18 Oct 2019
Image (l-r): Ingrid Schroder, Dr Adam Lebovitz and Professor Alison Liebling
On Tuesday 15 October we welcomed seven academics as new members of the Trinity Hall Fellowship.
Ingrid Schroder and Dr Marcus Tomalin join Trinity Hall as Staff Fellows. Ingrid is Director of Studies in Architecture. Her ongoing research examines the architecture and urbanism of liberation from the American Revolutionary period through the late 20th century. Marcus is Director of Admissions, responsible for managing the undergraduate admissions process and leading initiatives to encourage applications from under-represented demographic groups. He will also take responsibility for postgraduate admissions.

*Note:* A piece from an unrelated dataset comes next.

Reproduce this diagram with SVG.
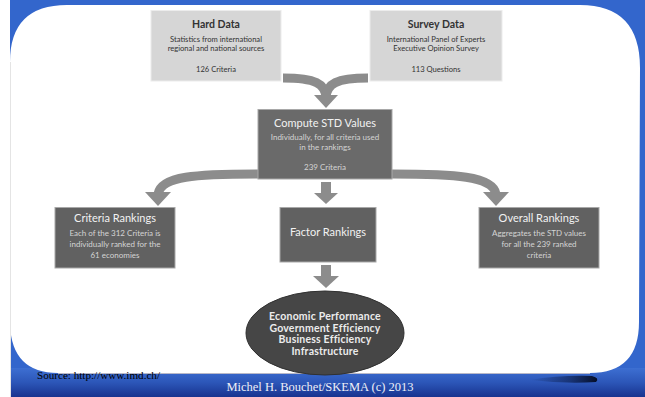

Dr Adam Lebovitz has taken up the position of WYNG Research Fellow in Political Theory and Philosophy. Adam’s research interests revolve around questions of popular sovereignty, constitutional design, and Enlightenment political thought. Future projects will deal with the revolutionary origins of human rights, concepts of “free speech” in the 18th and 19th centuries, and the history and theory of the state of exception.
Professor Alison Liebling, former Trinity Hall Fellow, is rejoining the College as a Fellow-Commoner. Alison is Professor of Criminology and Criminal Justice and Director of the Prisons Research Centre. Her main interests lie in the changing shape and effects of imprisonment; the role of values in criminal justice; and in the role of safety, trust and fairness in shaping the prison experience.
Professor Ruth Schilling specialises in Curation and joins Trinity Hall as a Visiting Fellow for the academic year 2019/20.
Lord Glennie studied History at the College and was called to the Bar in 1974. In 1992 he became and qualified as an advocate in Scotland and thereafter practised at the Bar both in Edinburgh and London. He took Silk in Scotland in 1998 and was appointed a judge in Scotland in 2005. He was appointed to the Inner House in 2016 and subsequently sworn in as a member of the Privy Council.
Lord Fowler studied Economics and Law at Trinity Hall and worked as a journalist before being elected to Parliament for the Nottingham South constituency in 1970, then Sutton Coldfield in 1974. He held numerous roles in government before being elected Lord Speaker of the House of Lords in 2016.